While the Easter Monday clash between the Hawks and the Cats has been a staple since 2009 and produced some of the best home and away games you will see, I want to venture back a bit further than that.
In a game that is spoken about nowhere near enough by the national media, this is genuinely one of the craziest and highest quality football games ever played.
It was the year 1989 and the Hawks were at the peak of their powers, coming off a then record Grand Final win over Melbourne, with a 96 point demolition.
After losing in the first round, Hawthorn won their next four games by an average winning margin of 53 points and came into Round Six of 1989 firing on all cylinders.
In their way was a young Geelong side, who under Malcolm Blight played by the mantra “kick goals and kick plenty of them”. A simpler time!
This couldn’t have been more accurate in this game, with the combined score of the two teams a ridiculous 334 points.
It was the Cats who set the attacking tone early, kicking eight first quarter goals with the forward line of Gary Ablett Sr, Billy Brownless, Gavin Exell and Barry Stoneham wreaking havoc on the Hawthorn back six.
Not to be outshone, the forward line of the Hawks had some names with Jason Dunstall, Dermott Brereton, Gary Buckenara and Tony Hall spelling danger.
The 17,430 fans at Princes Park this Saturday afternoon were treated to a 26 goal first half, with the ball flying up and down the ground at breakneck speed.
Unfortunately for the fans wearing Brown and Gold, 17 of those 26 were Geelong goals and legendary coach Allen “Yabbie” Jeans knew something had to change.
He turned to Gary Ayres, the two time norm medallist and backline general, moving his magnet into the middle of the ground, hoping for a spark, of which a spark was received.
A team effort then transpired in the third, thanks to a rejuvenated midfield and a forward line firing.
Coming back from 49 points at half time is a near impossible task, but with the star power in this Hawthorn outfit, you could never count them out.
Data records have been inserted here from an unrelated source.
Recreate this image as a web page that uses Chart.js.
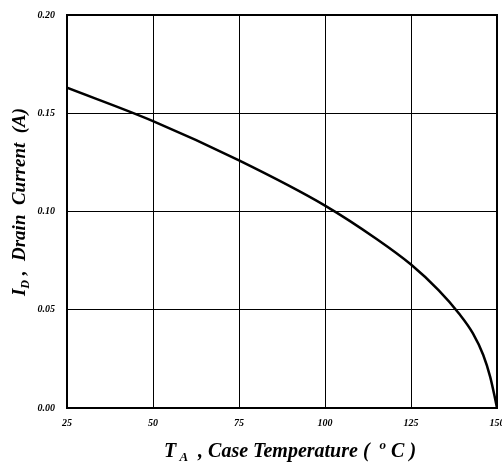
<!DOCTYPE html>
<html>
<head>
<meta charset="utf-8">
<script src="https://cdn.jsdelivr.net/npm/chart.js@4"></script>
<style>
  html, body { margin: 0; padding: 0; background: #fff; }
  #wrap { width: 502px; height: 470px; }
</style>
</head>
<body>
<div id="wrap"><canvas id="chart" width="502" height="470"></canvas></div>
<script>
// case temperature (°C) and drain current (A)
const temps   = [25, 50, 75, 100, 115, 125, 133, 139, 143, 146, 148, 149.3, 150];
const current = [0.163, 0.146, 0.126, 0.103, 0.086, 0.073, 0.060, 0.048, 0.038, 0.027, 0.016, 0.006, 0.0];
const xTicks = [25, 50, 75, 100, 125, 150];
const yTicks = [0.00, 0.05, 0.10, 0.15, 0.20];

const FONT = '"Liberation Serif", "Times New Roman", serif';

// draws text made of normal / sub / sup pieces, centred on (0,0)
function drawRich(ctx, parts, size) {
  const fontFor = p => `italic bold ${p.s ? Math.round(size * 0.65) : size}px ${FONT}`;
  let total = 0;
  parts.forEach(p => { ctx.font = fontFor(p); total += ctx.measureText(p.t).width; });
  let x = -total / 2;
  ctx.textBaseline = 'alphabetic';
  ctx.textAlign = 'left';
  parts.forEach(p => {
    ctx.font = fontFor(p);
    let dy = size * 0.35;
    if (p.s === 'sub') dy += size * 0.22;
    if (p.s === 'sup') dy -= size * 0.42;
    ctx.fillText(p.t, x, dy);
    x += ctx.measureText(p.t).width;
  });
}

const framePlugin = {
  id: 'frame',
  afterDraw(chart) {
    const {ctx, chartArea: a} = chart;
    ctx.save();
    ctx.strokeStyle = '#000';
    ctx.lineWidth = 2;
    ctx.strokeRect(a.left, a.top, a.right - a.left, a.bottom - a.top);
    ctx.fillStyle = '#000';
    // y title
    ctx.save();
    ctx.translate(18, 202);
    ctx.rotate(-Math.PI / 2);
    drawRich(ctx, [{t: 'I'}, {t: 'D', s: 'sub'}, {t: ' ,  Drain  Current  (A)'}], 19);
    ctx.restore();
    // x title
    ctx.save();
    ctx.translate(290, 450);
    drawRich(ctx, [{t: 'T'}, {t: ' A', s: 'sub'}, {t: '  , Case Temperature (  '}, {t: 'o', s: 'sup'}, {t: ' C )'}], 20);
    ctx.restore();
    ctx.restore();
  }
};

new Chart(document.getElementById('chart').getContext('2d'), {
  type: 'line',
  data: {
    datasets: [{
      data: temps.map((t, i) => ({x: t, y: current[i]})),
      borderColor: '#000',
      borderWidth: 2.5,
      pointRadius: 0,
      cubicInterpolationMode: 'monotone',
      fill: false
    }]
  },
  options: {
    responsive: false,
    animation: false,
    layout: {padding: {top: 15, right: 5, left: 0, bottom: 0}},
    plugins: {legend: {display: false}, tooltip: {enabled: false}},
    scales: {
      x: {
        type: 'linear', min: 25, max: 150,
        afterBuildTicks: s => { s.ticks = xTicks.map(v => ({value: v})); },
        afterFit: s => { s.height = 62; s.paddingLeft = 0; s.paddingRight = 0; },
        grid: {color: '#000', lineWidth: 1, drawTicks: false},
        border: {display: false},
        ticks: {
          color: '#000', padding: 9, maxRotation: 0,
          font: {family: FONT, size: 10, style: 'italic', weight: 'bold'},
          callback: v => String(v)
        }
      },
      y: {
        min: 0, max: 0.2,
        afterBuildTicks: s => { s.ticks = yTicks.map(v => ({value: v})); },
        afterFit: s => { s.width = 67; s.paddingTop = 0; s.paddingBottom = 0; },
        grid: {color: '#000', lineWidth: 1, drawTicks: false},
        border: {display: false},
        ticks: {
          color: '#000', padding: 12,
          font: {family: FONT, size: 10, style: 'italic', weight: 'bold'},
          callback: v => Number(v).toFixed(2)
        }
      }
    }
  },
  plugins: [framePlugin]
});
</script>
</body>
</html>
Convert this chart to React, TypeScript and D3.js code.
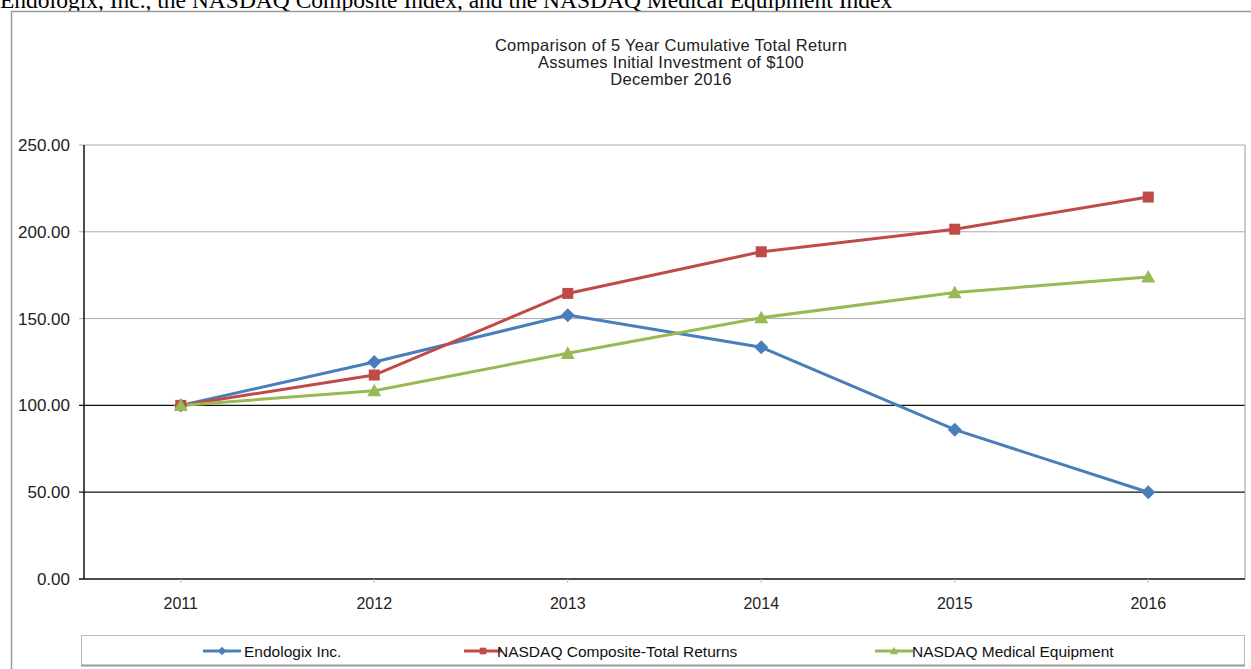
import React from "react";
import * as d3 from "d3";

const years = ["2011", "2012", "2013", "2014", "2015", "2016"];
const endologix = [100, 125, 152, 133.5, 86, 50];
const nasdaqComposite = [100, 117.5, 164.5, 188.5, 201.5, 220];
const nasdaqMedical = [100, 108.5, 130, 150.5, 165, 174];
const yTicks = [0, 50, 100, 150, 200, 250];
const darkGridValues = [50, 100];

const seriesList = [
  { name: "Endologix Inc.", values: endologix, color: "#4a7ebb", marker: "diamond" },
  { name: "NASDAQ Composite-Total Returns", values: nasdaqComposite, color: "#be4b48", marker: "square" },
  { name: "NASDAQ Medical Equipment", values: nasdaqMedical, color: "#98b954", marker: "triangle" },
];

const W = 1251;
const H = 669;
const plot = { left: 84, right: 1245, top: 145, bottom: 579 };
const font = "'Liberation Sans', Arial, sans-serif";

function Marker({ type, x, y, color }: { type: string; x: number; y: number; color: string }) {
  if (type === "diamond") {
    const s = 7;
    return <path d={`M${x},${y - s}L${x + s},${y}L${x},${y + s}L${x - s},${y}Z`} fill={color} />;
  }
  if (type === "square") {
    const s = 5.5;
    return <rect x={x - s} y={y - s} width={2 * s} height={2 * s} fill={color} />;
  }
  const s = 7;
  return <path d={`M${x},${y - s}L${x + s},${y + s * 0.8}L${x - s},${y + s * 0.8}Z`} fill={color} />;
}

export default function App() {
  const x = d3.scaleBand<string>().domain(years).range([plot.left, plot.right]);
  const xc = (d: string) => (x(d) as number) + x.bandwidth() / 2;
  const y = d3.scaleLinear().domain([0, 250]).range([plot.bottom, plot.top]);
  const line = d3
    .line<number>()
    .x((_, i) => xc(years[i]))
    .y((v) => y(v));

  const legendItems = [
    { lx: 203, tx: 244 },
    { lx: 464, tx: 497 },
    { lx: 875, tx: 912 },
  ];

  return (
    <svg
      width={W}
      height={H}
      style={{ position: "absolute", left: 0, top: 0, background: "#fff" }}
    >
      <text x={0} y={8} fontFamily="'Liberation Serif', 'Times New Roman', serif" fontSize={23.5} fill="#000">
        Endologix, Inc., the NASDAQ Composite Index, and the NASDAQ Medical Equipment Index
      </text>
      <rect x={11.5} y={11.5} width={1260} height={680} fill="#fff" stroke="#999" strokeWidth={1.5} />

      <g fontFamily={font} fontSize={16.5} fill="#222" textAnchor="middle" letterSpacing={0.3}>
        <text x={671} y={51}>Comparison of 5 Year Cumulative Total Return</text>
        <text x={671} y={68}>Assumes Initial Investment of $100</text>
        <text x={671} y={85}>December 2016</text>
      </g>

      {/* gridlines */}
      {yTicks.filter((t) => t > 0).map((t) => (
        <line
          key={t}
          x1={plot.left - 5}
          x2={plot.right}
          y1={y(t)}
          y2={y(t)}
          stroke={darkGridValues.includes(t) ? "#111" : "#aaa"}
          strokeWidth={darkGridValues.includes(t) ? 1.3 : 1}
        />
      ))}
      <line x1={plot.right} x2={plot.right} y1={plot.top} y2={plot.bottom} stroke="#999" strokeWidth={1} />
      {/* axes */}
      <line x1={plot.left} x2={plot.left} y1={plot.top} y2={plot.bottom} stroke="#111" strokeWidth={1.5} />
      <line x1={plot.left - 5} x2={plot.right} y1={plot.bottom} y2={plot.bottom} stroke="#111" strokeWidth={1.5} />

      {yTicks.map((t) => (
        <text
          key={t}
          x={70}
          y={y(t) + 6}
          textAnchor="end"
          fontFamily={font}
          fontSize={17}
          fill="#222"
        >
          {t.toFixed(2)}
        </text>
      ))}
      {years.map((yr) => (
        <g key={yr}>
          <line x1={xc(yr)} x2={xc(yr)} y1={plot.bottom} y2={plot.bottom + 4} stroke="#bbb" />
          <text x={xc(yr)} y={609} textAnchor="middle" fontFamily={font} fontSize={16} fill="#222">
            {yr}
          </text>
        </g>
      ))}

      {/* series */}
      {seriesList.map((s) => (
        <path key={s.name} d={line(s.values) || ""} fill="none" stroke={s.color} strokeWidth={3} />
      ))}
      {seriesList.map((s) =>
        s.values.map((v, i) => (
          <Marker key={s.name + i} type={s.marker} x={xc(years[i])} y={y(v)} color={s.color} />
        ))
      )}

      {/* legend */}
      <rect x={81.5} y={635.5} width={1163} height={30} fill="#fff" stroke="#bbb" strokeWidth={1} />
      <line x1={81} x2={1245} y1={665.5} y2={665.5} stroke="#999" strokeWidth={2} />
      {seriesList.map((s, i) => {
        const it = legendItems[i];
        const cy = 651;
        return (
          <g key={s.name}>
            <line x1={it.lx} x2={it.lx + 38} y1={cy} y2={cy} stroke={s.color} strokeWidth={3} />
            <g transform={`translate(${it.lx + 19},${cy}) scale(0.6) translate(${-(it.lx + 19)},${-cy})`}>
              <Marker type={s.marker} x={it.lx + 19} y={cy} color={s.color} />
            </g>
            <text x={it.tx} y={cy + 5.5} fontFamily={font} fontSize={15.5} fill="#111">
              {s.name}
            </text>
          </g>
        );
      })}
    </svg>
  );
}
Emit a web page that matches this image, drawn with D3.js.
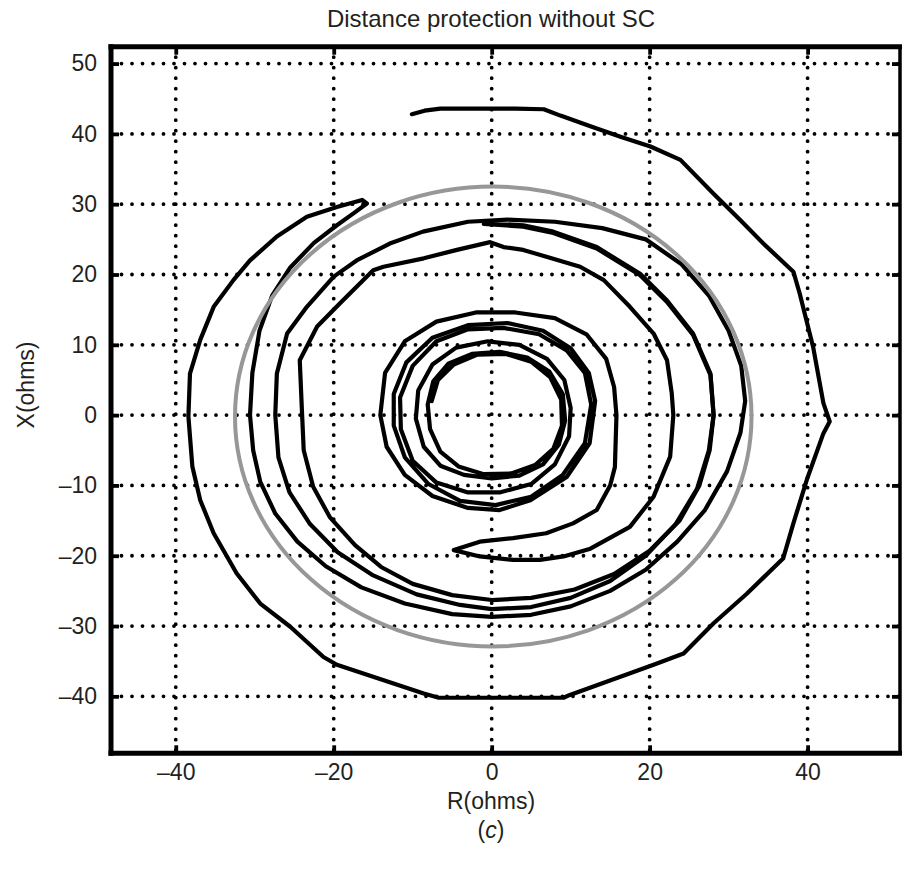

The third quarter of the Hawks proved why they were such an incredible team, kicking seven goals to the Cats two to reduce the margin from 49 to just 19.
Ayres’ move into the midfield was key, with John Platten getting off the chain and doing what he did best, as well as Darrin Pritchard on the wing.
The last quarter was some of the best football ever seen on a professional field.
16 goals in total, lightning fast speed from the backline, midfield and forward lines, along with big time clutch moments.
Luckily for the Brown and Gold, 10 of the 16 last quarter goals belonged to them resulting in a frantic eight point victory.
With the massive goal tally, you would be right in assuming there was a Dunstall bag of 10 plus, or a Brereton day, but it was a really even spread of goal kickers.
Brereton and Gary Buckenara snagged five each, Dunstall was held quiet with four (how bizarre would that sound for players these days) and Tony Hall, Dean Anderson and James “The Freak” Morrisey also kicking multiple goals.
As mentioned throughout the piece, Gary Ayres was the catalyst for this comeback victory, putting in a best on ground performance of 30 disposals and a goal.
As some of you may have heard, these two teams would go onto play another pretty good game of footy in the 1989 season, with our Hawks once again taking the chocolates there!
While we love to speak about the modern day rivalry between Geelong and rightly so, the 1989 season between these two teams is the stuff of legend.
Also, Dermy coming off a ruck contest and collecting Mark Yeates in an area that’s only meant to be treated nicely was the catalyst for an epic centre bounce, only a few months later.